• Available data:
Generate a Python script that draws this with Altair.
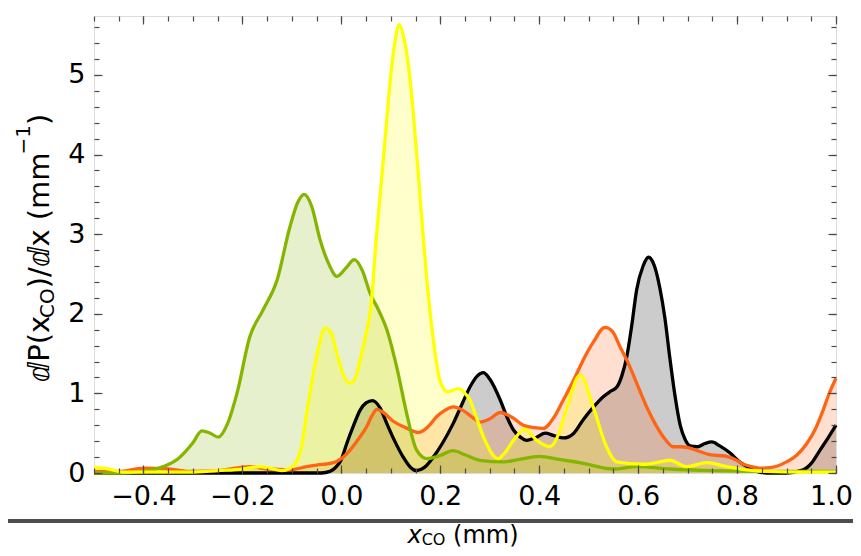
import altair as alt
import pandas as pd

# ---------------- data ----------------
GREEN_X = [-0.5, -0.45, -0.40, -0.36, -0.33, -0.30, -0.282, -0.265, -0.249, -0.23, -0.211, -0.185,
           -0.158, -0.13, -0.104, -0.088, -0.075, -0.06, -0.043, -0.025, -0.009, 0.01, 0.026, 0.042,
           0.058, 0.075, 0.092, 0.112, 0.132, 0.152, 0.173, 0.2, 0.226, 0.25, 0.28, 0.328, 0.36, 0.40,
           0.44, 0.482, 0.55, 0.597, 0.664, 0.75, 0.85, 1.0]
GREEN_Y = [0.0, 0.0, 0.02, 0.08, 0.18, 0.38, 0.53, 0.50, 0.45, 0.62, 1.0, 1.71,
           2.05, 2.42, 3.09, 3.40, 3.50, 3.35, 2.93, 2.62, 2.47, 2.58, 2.68, 2.55,
           2.26, 2.05, 1.80, 1.33, 0.75, 0.29, 0.18, 0.22, 0.28, 0.23, 0.16, 0.14, 0.17, 0.21,
           0.17, 0.13, 0.05, 0.08, 0.05, 0.03, 0.02, 0.02]

YELLOW_X = [-0.5, -0.47, -0.44, -0.40, -0.35, -0.306, -0.25, -0.2, -0.165, -0.145, -0.12, -0.104,
            -0.09, -0.08, -0.07, -0.05, -0.033, -0.02, -0.009, 0.005, 0.018, 0.03, 0.041, 0.05,
            0.06, 0.07, 0.08, 0.09, 0.10, 0.108, 0.117, 0.127, 0.138, 0.146, 0.156, 0.165, 0.173,
            0.186, 0.2, 0.215, 0.237, 0.25, 0.26, 0.273, 0.287, 0.317, 0.33, 0.348, 0.371, 0.395,
            0.422, 0.44, 0.456, 0.483, 0.509, 0.536, 0.557, 0.61, 0.644, 0.664, 0.698, 0.739,
            0.779, 0.82, 0.86, 0.92, 1.0]
YELLOW_Y = [0.07, 0.05, 0.01, 0.01, 0.01, 0.01, 0.03, 0.05, 0.08, 0.06, 0.03, 0.06,
            0.15, 0.35, 0.75, 1.46, 1.82, 1.75, 1.50, 1.22, 1.13, 1.22, 1.50, 1.75,
            2.1, 2.9, 3.6, 4.3, 5.0, 5.4, 5.63, 5.45, 5.0, 4.48, 3.73, 3.0, 2.42,
            1.67, 1.15, 1.02, 1.06, 1.0, 0.92, 0.7, 0.46, 0.18, 0.25, 0.41, 0.55, 0.41,
            0.33, 0.5, 0.83, 1.23, 0.83, 0.33, 0.14, 0.11, 0.14, 0.16, 0.08, 0.13,
            0.08, 0.04, 0.02, 0.01, 0.01]

BLACK_X = [-0.5, -0.1, -0.04, -0.023, -0.01, 0.0, 0.011, 0.025, 0.038, 0.05, 0.063, 0.078,
           0.092, 0.108, 0.125, 0.14, 0.152, 0.168, 0.186, 0.205, 0.226, 0.245, 0.26, 0.275,
           0.287, 0.30, 0.321, 0.335, 0.348, 0.362, 0.375, 0.395, 0.412, 0.43, 0.449, 0.47,
           0.489, 0.51, 0.53, 0.545, 0.557, 0.567, 0.577, 0.587, 0.597, 0.61, 0.621, 0.633,
           0.644, 0.654, 0.664, 0.675, 0.685, 0.695, 0.705, 0.72, 0.735, 0.749, 0.765, 0.786,
           0.803, 0.82, 0.84, 0.86, 0.9, 0.934, 0.95, 0.968, 0.985, 1.0]
BLACK_Y = [0.0, 0.0, 0.0, 0.02, 0.08, 0.17, 0.37, 0.6, 0.79, 0.88, 0.91, 0.82,
           0.62, 0.4, 0.2, 0.07, 0.03, 0.07, 0.2, 0.38, 0.62, 0.88, 1.08, 1.22,
           1.26, 1.18, 0.92, 0.7, 0.54, 0.45, 0.41, 0.45, 0.50, 0.47, 0.44, 0.5,
           0.67, 0.83, 0.96, 1.03, 1.08, 1.22, 1.46, 1.85, 2.30, 2.6, 2.71, 2.6,
           2.32, 1.95, 1.45, 0.95, 0.6, 0.42, 0.34, 0.33, 0.37, 0.39, 0.34, 0.25,
           0.15, 0.08, 0.02, 0.0, 0.0, 0.04, 0.12, 0.29, 0.45, 0.6]

ORANGE_X = [-0.5, -0.45, -0.40, -0.35, -0.306, -0.25, -0.185, -0.15, -0.104, -0.07, -0.05, -0.016,
            0.0, 0.018, 0.035, 0.051, 0.062, 0.072, 0.085, 0.105, 0.13, 0.156, 0.175, 0.193,
            0.21, 0.226, 0.245, 0.267, 0.28, 0.30, 0.321, 0.345, 0.368, 0.39, 0.408, 0.43,
            0.449, 0.47, 0.489, 0.51, 0.533, 0.548, 0.563, 0.58, 0.597, 0.618, 0.638, 0.655,
            0.671, 0.686, 0.701, 0.72, 0.745, 0.779, 0.796, 0.813, 0.83, 0.846, 0.87, 0.90,
            0.92, 0.941, 0.958, 0.974, 0.985, 1.0]
ORANGE_Y = [0.02, 0.02, 0.06, 0.05, 0.02, 0.03, 0.08, 0.05, 0.04, 0.08, 0.1, 0.13,
            0.18, 0.29, 0.43, 0.58, 0.72, 0.80, 0.76, 0.65, 0.57, 0.51, 0.58, 0.71,
            0.79, 0.83, 0.79, 0.69, 0.64, 0.68, 0.76, 0.70, 0.60, 0.57, 0.56, 0.7,
            0.92, 1.17, 1.42, 1.65, 1.83, 1.78, 1.59, 1.38, 1.13, 0.82, 0.58, 0.42,
            0.33, 0.33, 0.32, 0.28, 0.23, 0.21, 0.17, 0.11, 0.08, 0.06, 0.07, 0.14,
            0.22, 0.37, 0.55, 0.79, 0.98, 1.19]

SERIES = [
    ("black", BLACK_X, BLACK_Y, "#000000"),
    ("orange", ORANGE_X, ORANGE_Y, "#FF6414"),
    ("green", GREEN_X, GREEN_Y, "#85B500"),
    ("yellow", YELLOW_X, YELLOW_Y, "#FFFF00"),
]

X_MAJOR = [-0.4, -0.2, 0.0, 0.2, 0.4, 0.6, 0.8, 1.0]
X_MINOR = [-0.5, -0.45, -0.4, -0.35, -0.3, -0.25, -0.2, -0.15, -0.1, -0.05, 0.0, 0.05, 0.1,
           0.15, 0.2, 0.25, 0.3, 0.35, 0.4, 0.45, 0.5, 0.55, 0.6, 0.65, 0.7, 0.75, 0.8, 0.85,
           0.9, 0.95, 1.0]
Y_MAJOR = [0, 1, 2, 3, 4, 5]
Y_MINOR = [0, 0.2, 0.4, 0.6, 0.8, 1.0, 1.2, 1.4, 1.6, 1.8, 2.0, 2.2, 2.4, 2.6, 2.8, 3.0, 3.2,
           3.4, 3.6, 3.8, 4.0, 4.2, 4.4, 4.6, 4.8, 5.0, 5.2, 5.4, 5.6]

# ---------------- layout / style ----------------
W, H = 742, 457
PAD = {"left": 86, "top": 8, "right": 17, "bottom": 75}
FONT = "DejaVu Sans"
TICK_COLOR = "#4a4a4a"
X_SCALE = alt.Scale(domain=[-0.5, 1.0], nice=False, zero=False)
Y_SCALE = alt.Scale(domain=[0, 5.74], nice=False, zero=False)
ONE = pd.DataFrame({"x": [0.0], "y": [0.0]})

layers = []

# fills first
for name, xs, ys, col in SERIES:
    d = pd.DataFrame({"x": xs, "y": ys})
    layers.append(
        alt.Chart(d).mark_area(color=col, fillOpacity=0.2, interpolate="monotone").encode(
            x=alt.X("x:Q", scale=X_SCALE, axis=None),
            y=alt.Y("y:Q", scale=Y_SCALE, stack=None, axis=None),
        )
    )
# then lines
for name, xs, ys, col in SERIES:
    d = pd.DataFrame({"x": xs, "y": ys})
    layers.append(
        alt.Chart(d).mark_line(color=col, strokeWidth=3.3, interpolate="monotone").encode(
            x=alt.X("x:Q", scale=X_SCALE, axis=None),
            y=alt.Y("y:Q", scale=Y_SCALE, axis=None),
        )
    )


def x_axis_layer(axis):
    return alt.Chart(ONE).mark_point(opacity=0).encode(x=alt.X("x:Q", scale=X_SCALE, axis=axis))


def y_axis_layer(axis):
    return alt.Chart(ONE).mark_point(opacity=0).encode(y=alt.Y("y:Q", scale=Y_SCALE, axis=axis))


def tick_axis(orient, values, size):
    return alt.Axis(orient=orient, values=values, labels=False, domain=False, grid=False,
                    ticks=True, tickSize=alt.ExprRef(expr=str(-size)), tickColor=TICK_COLOR,
                    tickWidth=1.2, title=None, zindex=1)


# labelled axes (the last x label is nudged so that it stays inside the page)
layers.append(x_axis_layer(alt.Axis(orient="bottom", values=X_MAJOR, format=".1f", ticks=False,
                                    tickSize=0, domain=False, grid=False, labelFlush=False,
                                    labelOverlap=False, labelFont=FONT, labelFontSize=27,
                                    labelColor="black", labelPadding=10, title=None,
                                    labelOffset={"condition": {"test": "datum.value >= 0.99",
                                                               "value": -5}, "value": 0})))
layers.append(y_axis_layer(alt.Axis(orient="left", values=Y_MAJOR, format="d", ticks=False,
                                    tickSize=0, domain=False, grid=False, labelFlush=False,
                                    labelOverlap=False, labelFont=FONT, labelFontSize=27,
                                    labelColor="black", labelPadding=9, title=None)))
# inward ticks on all four sides
for orient in ["bottom", "top"]:
    layers.append(x_axis_layer(tick_axis(orient, X_MAJOR, 8)))
    layers.append(x_axis_layer(tick_axis(orient, X_MINOR, 5)))
for orient in ["left", "right"]:
    layers.append(y_axis_layer(tick_axis(orient, Y_MAJOR, 8)))
    layers.append(y_axis_layer(tick_axis(orient, Y_MINOR, 5)))


def txt(text, x, y, size, angle=0, style="normal"):
    return alt.Chart(ONE).mark_text(text=text, font=FONT, fontSize=size, fontStyle=style,
                                    angle=angle, align="left", baseline="alphabetic",
                                    color="black").encode(x=alt.value(x), y=alt.value(y))


# y-axis title (rotated, reads bottom to top)
MAIN, SUB = 29, 20
layers += [
    txt("ⅆP(x", -44.7, 366.3, MAIN, 270),
    txt("CO", -40.0, 301.9, SUB, 270),
    txt(")/ⅆx (mm", -44.7, 272.2, MAIN, 270),
    txt("−1", -64.0, 138.5, SUB, 270),
    txt(")", -44.7, 109.0, MAIN, 270),
]
# x-axis title (kept just below the grey separator, inside the page)
XT_MAIN, XT_SUB = 24, 16
layers += [
    txt("x", 313.5, 526.5, XT_MAIN, 0, "italic"),
    txt("CO", 327.7, 528.5, XT_SUB, 0),
    txt("(mm)", 359.1, 526.5, XT_MAIN, 0),
]
# thick grey separator line across the figure
layers.append(
    alt.Chart(ONE).mark_rule(color="#4d4d4d", strokeWidth=4).encode(
        x=alt.value(-PAD["left"]), x2=alt.value(W + PAD["right"]), y=alt.value(505)
    )
)

chart = (
    alt.layer(*layers)
    .resolve_axis(x="independent", y="independent")
    .properties(width=W, height=H, autosize=alt.AutoSizeParams(type="none"), padding=PAD)
    .configure_view(stroke="#707070", strokeWidth=1.5)
    .configure(background="white")
)

chart.save("out.html", embed_options={"renderer": "svg", "actions": False})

• Problem to work on: State the count of lines above containing the string "that", and add nothing to it.

• Problem solution: 2